Guest post by Hannah Bond
London is one of the food capitals of the world, and Oxford is a culinary outpost of London. Alright, fine, Oxford’s more than that. There are libraries and stuff. But as far as food goes, if London’s the trendsetting big brother – the first one to get a girlfriend and discover the bands no one has heard of – Oxford is the eager tag-along younger sibling, desperately trying to be just as cool.
The truth is that Oxford is a small city. (Personally, having been raised in London, I still have trouble calling Oxford a city. You can walk across it in forty minutes. One cathedral does not a city make). As a foodie destination, many people have loudly and publicly complained that it falls short, despite being full of money and people with money and institutions with money. You will constantly hear residents and incoming food critics alike bemoaning the fact that you have to go out of Oxford to find a decent meal – perhaps even all the way to London.
London is the place where thriving food empires are born: Oxford is the place they come to play once they’ve made a name for themselves in the capital. It makes sense. Once you’ve established a successful culinary business model in London, you might find that coming to Oxford makes you the proverbial whale in the paddling pool.
It seems that Julian Metcalfe has done just that. You might not know his name, but if you’ve walked down Cornmarket Street with your eyes open at any point during the last six months, you will have noticed that his baby, itsu, has taken up residence. Metcalfe plans to expand the brand and will settle on nothing but world domination (alright, so that’s not exactly a direct quote), but Oxford was the first place he took it to once he’d established a successful London base – just one example of the ‘restaurant chains invasion’. His emphasis on healthy, light fast food is very much of the moment – Metcalfe describes it as ‘all quite cutting edge’. And it’s flourishing here, probably because of people like me: I am far too lazy and disorganised to bring my own lunches to work and we don’t have a canteen in our building, so I need to eat out and eat quickly. Although I could quite cheerfully eat a burrito the size of my head from Mission followed by a bag of Ben’s Cookies every day, the nagging desire not to let my natural gluttony drag me into an early grave forces me to intersperse these carb-chasing pursuits with visits to itsu for sushi and chicken soup. And it’s all really quite delicious.

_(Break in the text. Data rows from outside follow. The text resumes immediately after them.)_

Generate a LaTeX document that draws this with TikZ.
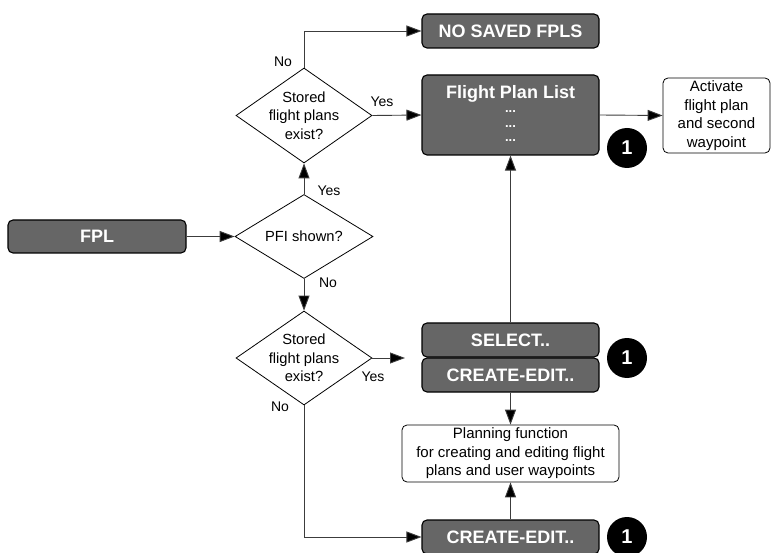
\documentclass[tikz,border=0pt]{standalone}
\usepackage{fontspec}
\setmainfont{Liberation Sans}
\usetikzlibrary{arrows.meta,shapes.geometric}
\definecolor{boxgray}{RGB}{102,102,102}
\definecolor{linegray}{RGB}{60,60,60}
\begin{document}
\begin{tikzpicture}[x=1pt,y=-1pt,
  dark/.style={draw=black,line width=1.1pt,fill=boxgray,rounded corners=5pt,
     text=white,font=\fontsize{18}{21}\selectfont\bfseries,
     minimum width=177pt,minimum height=34pt,inner sep=0pt},
  light/.style={draw=black,line width=0.8pt,fill=white,rounded corners=5pt,
     align=center,font=\fontsize{15}{18.5}\selectfont,inner sep=0pt},
  dia/.style={draw=black,line width=0.8pt,shape=diamond,inner sep=0pt},
  dtext/.style={align=center,font=\fontsize{14.7}{18.5}\selectfont,inner sep=0pt},
  lbl/.style={font=\fontsize{14}{16}\selectfont,inner sep=0pt},
  dots/.style={text=white,font=\fontsize{13}{14}\selectfont\bfseries,inner sep=0pt},
  badge/.style={circle,fill=black,minimum size=40pt,inner sep=0pt,text=white,
     font=\fontsize{20}{22}\selectfont\bfseries},
  arr/.style={draw=linegray,line width=0.9pt,-{Triangle[length=15pt,width=11pt,fill=black]}},
  ln/.style={draw=linegray,line width=0.9pt}]
\useasboundingbox (0,0) rectangle (771,553);
\fill[white] (0,0) rectangle (771,553);

% boxes
\node[dark,minimum width=178pt,minimum height=33pt] (fpl) at (97,236.5) {FPL};
\node[dark] (nosaved) at (510.5,31) {NO SAVED FPLS};
\node[dark,minimum height=80pt] (list) at (510.5,115) {};
\node[text=white,font=\fontsize{18}{21}\selectfont\bfseries,inner sep=0pt] (listtitle) at (510.5,94) {Flight Plan List};
\node[dots] (d1) at (510.5,112) {...};
\node[dots] (d2) at (510.5,126.5) {...};
\node[dots] (d3) at (510.5,141) {...};
\node[light,minimum width=107pt,minimum height=75pt] (activate) at (716.5,115.5)
  {Activate\\flight plan\\and second\\waypoint};
\node[dark] (select) at (510.5,340) {SELECT..};
\node[dark] (create1) at (510.5,375) {CREATE-EDIT..};
\node[light,minimum width=217pt,minimum height=57pt] (plan) at (510.5,453.5)
  {Planning function\\for creating and editing flight\\plans and user waypoints};
\node[dark] (create2) at (510.5,537) {CREATE-EDIT..};

% badges
\node[badge] (b1) at (627,148) {1};
\node[badge] (b2) at (627,358) {1};
\node[badge] (b3) at (627,537) {1};

% diamonds
\node[dia,minimum width=136pt,minimum height=95pt] (dup) at (304,115.5) {};
\node[dtext] (duptext) at (304,115.5) {Stored\\flight plans\\exist?};
\node[dia,minimum width=138pt,minimum height=84pt] (pfi) at (304,236.5) {};
\node[dtext] (pfitext) at (304,236.5) {PFI shown?};
\node[dia,minimum width=136pt,minimum height=94pt] (dlow) at (304,358) {};
\node[dtext] (dlowtext) at (304,358) {Stored\\flight plans\\exist?};

% connectors
\coordinate (lowend) at (405,358);
\draw[arr] (fpl.east) -- (pfi.west);
\draw[arr] (pfi.north) -- (dup.south);
\draw[arr] (pfi.south) -- (dlow.north);
\draw[arr] (dup.north) |- (nosaved.west);
\draw[arr] (dup.east) -- (list.west);
\draw[arr] (list.east) -- (activate.west);
\draw[arr] (select.north) -- (list.south);
\draw[arr] (dlow.east) -- (lowend);
\draw[arr] (create1.south) -- (plan.north);
\draw[arr] (create2.north) -- (plan.south);
\draw[arr] (dlow.south) |- (create2.west);

% labels
\node[lbl] (l1) at (283,62) {No};
\node[lbl] (l2) at (382,102) {Yes};
\node[lbl] (l3) at (329,191) {Yes};
\node[lbl] (l4) at (328,283) {No};
\node[lbl] (l5) at (373,377) {Yes};
\node[lbl] (l6) at (280,407) {No};
\end{tikzpicture}
\end{document}
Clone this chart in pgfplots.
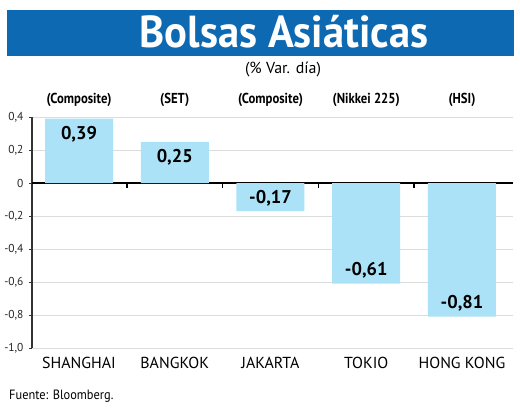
\documentclass[border=0pt]{standalone}
\usepackage{pgfplots}
\pgfplotsset{compat=1.18}
\usepackage{pgfplotstable}
\usepackage{fontspec}
\setmainfont{PT Sans}
\definecolor{titleblue}{HTML}{0E69B3}
\definecolor{barblue}{HTML}{ABE2F7}
\definecolor{gridgray}{HTML}{DCDCDC}
\pgfplotstableread{
x y lab
0 0.39 {0,39}
1 0.25 {0,25}
}\pos
\pgfplotstableread{
x y lab
2 -0.17 {-0,17}
3 -0.61 {-0,61}
4 -0.81 {-0,81}
}\negv
\begin{document}
\begin{tikzpicture}[x=1bp,y=1bp]
\path[use as bounding box] (0,0) rectangle (520,409);
\fill[titleblue] (7,353) rectangle (514,399);
\node[text=white,font=\bfseries\fontsize{45}{48}\selectfont] at (284,377) {\scalebox{0.95}[1]{Bolsas Asiáticas}};
\node[font=\fontsize{16}{18}\selectfont] at (283,339) {(\% Var. día)};
\node[anchor=west,font=\fontsize{13.5}{15}\selectfont,inner sep=0] at (9,13) {\scalebox{0.92}[1]{Fuente: Bloomberg.}};
\begin{axis}[
  at={(32bp,61bp)}, anchor=south west,
  scale only axis, width=481bp, height=231bp,
  xmin=-0.491, xmax=4.533, ymin=-1, ymax=0.4,
  clip=false,
  axis lines*=left,
  x axis line style={draw=none},
  y axis line style={draw=black!80, line width=1.1bp, -},
  xtick={0,1,2,3,4},
  xticklabels={SHANGHAI,BANGKOK,JAKARTA,TOKIO,HONG KONG},
  x tick style={draw=none},
  x tick label style={font=\fontsize{16}{18}\selectfont, yshift=-3bp},
  ytick={-1,-0.8,-0.6,-0.4,-0.2,0,0.2,0.4},
  yticklabels={{-1,0},{-0,8},{-0,6},{-0,4},{-0,2},0,{0,2},{0,4}},
  y tick label style={font=\fontsize{11.5}{13}\selectfont, text=black!85, xshift=-2bp},
  y tick style={draw=black!80, line width=0.8bp},
  tick align=outside, major tick length=3bp,
  ymajorgrids, grid style={gridgray, line width=0.8bp},
  /pgf/number format/assume math mode=true,
]
\draw[black, line width=1.4bp] (axis cs:-0.491,0) -- (axis cs:4.533,0);
\pgfplotsinvokeforeach{0.5,1.5,2.5,3.5}{
  \draw[black, line width=1.4bp] (axis cs:#1,0) -- ([yshift=-5bp]axis cs:#1,0);
}
\addplot[ybar, fill=barblue, draw=none, bar width=68bp, bar shift=0pt,
  point meta=explicit symbolic, nodes near coords,
  every node near coord/.append style={anchor=north, inner sep=0pt, yshift=-7bp,
    font=\bfseries\fontsize{18.5}{20}\selectfont, text=black}]
  table[x=x, y=y, meta=lab] {\pos};
\addplot[ybar, fill=barblue, draw=none, bar width=68bp, bar shift=0pt,
  point meta=explicit symbolic, nodes near coords,
  every node near coord/.append style={anchor=south, inner sep=0pt, yshift=5bp,
    font=\bfseries\fontsize{18.5}{20}\selectfont, text=black}]
  table[x=x, y=y, meta=lab] {\negv};
\node[font=\bfseries\fontsize{14.5}{16}\selectfont, yshift=17bp] at (axis cs:0,0.4) {\scalebox{0.88}[1]{(Composite)}};
\node[font=\bfseries\fontsize{14.5}{16}\selectfont, yshift=17bp] at (axis cs:1,0.4) {\scalebox{0.88}[1]{(SET)}};
\node[font=\bfseries\fontsize{14.5}{16}\selectfont, yshift=17bp] at (axis cs:2,0.4) {\scalebox{0.88}[1]{(Composite)}};
\node[font=\bfseries\fontsize{14.5}{16}\selectfont, yshift=17bp] at (axis cs:3,0.4) {\scalebox{0.88}[1]{(Nikkei 225)}};
\node[font=\bfseries\fontsize{14.5}{16}\selectfont, yshift=17bp] at (axis cs:4,0.4) {\scalebox{0.88}[1]{(HSI)}};
\end{axis}
\end{tikzpicture}
\end{document}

But itsu is just the city’s most recent chain invasion, opening its doors in September 2013, but Bill’s joined us in March 2013 and Byron came along in July 2012. Although its first incarnation was in Sussex, Bill’s now brings us London’s hipster food-scene vibe. That might sounds derogatory, but I really don’t mean it to be: Bill’s has got a buzzy atmosphere and a menu full of tasty modern British food. I really don’t mind the faux-industrial pipes in the ceiling or their engineered shabby-chic look. And they’re perfectly pleasant about letting you order toast and then continue to sit there ‘working’ for three hours, making abundant use of their free WiFi. It’s another place that’s successful because it’s taken a business model that’s been a hit in London and brought it to Oxford, where people appreciate the fact that the place is open for wonderfully extended hours and doesn’t mind if you use it as an office.
Byron, again, is bringing Oxford a London trend a couple of years late. Ten years ago, ‘grabbing a burger’ was probably something that involved either McDonalds or a kebab van and copious amounts of alcohol. Now, burgers have been given the gourmet treatment and all things kitschy and American have become established food-staples in restaurants and gastro-pubs alike. Pulled pork, slow-cooked ribs, and fancy onion rings are near-ubiquitous, but nothing has won Britain’s meat-saturated hearts quite like the posh burger. So, accordingly, Byron trotted in to take up residence on George Street and break the seemingly-endless procession of Italian restaurants. Recently, Cleaver has trundled along in its wake.
So, what does this mean for Oxford? Well, it means that if you want to know what’s going to be coming to town in about two years you should have a look at what’s thriving in London now and then impress all your friends by pretending to be psychic when it arrives here. But more generally, is the London Invasion a positive thing for Oxford?
Personally, I’d argue that it is. I think that itsu, Bill’s and Byron are all good additions to the Oxford food scene, and if London’s winning the foodie capital award then it’s nice for us to at least get the shine reflected off the trophy. Bear in mind, too, that those are three fairly random examples: I’ve not mentioned places like the Magdalen Arms or Quarter Horse Coffee that have been opened by people who had previously run London enterprises before trying their luck here.
People might worry for Oxford’s independents, but personally I think there’s room for everyone. Atomic, Oxford’s burger giants, don’t seem to have suffered following the arrival of Byron for example – try getting a walk-in table there on a Friday night and you’ll see my point. Generally, healthy competition is to be encouraged as it drives up the standard as a whole. And if Oxford starts being taken seriously in the food world, maybe we’ll get more people from London coming here to start up independent venues such as the aforementioned and much acclaimed Magdalen Arms and Quarter Horse Coffee. And that can only be a good thing.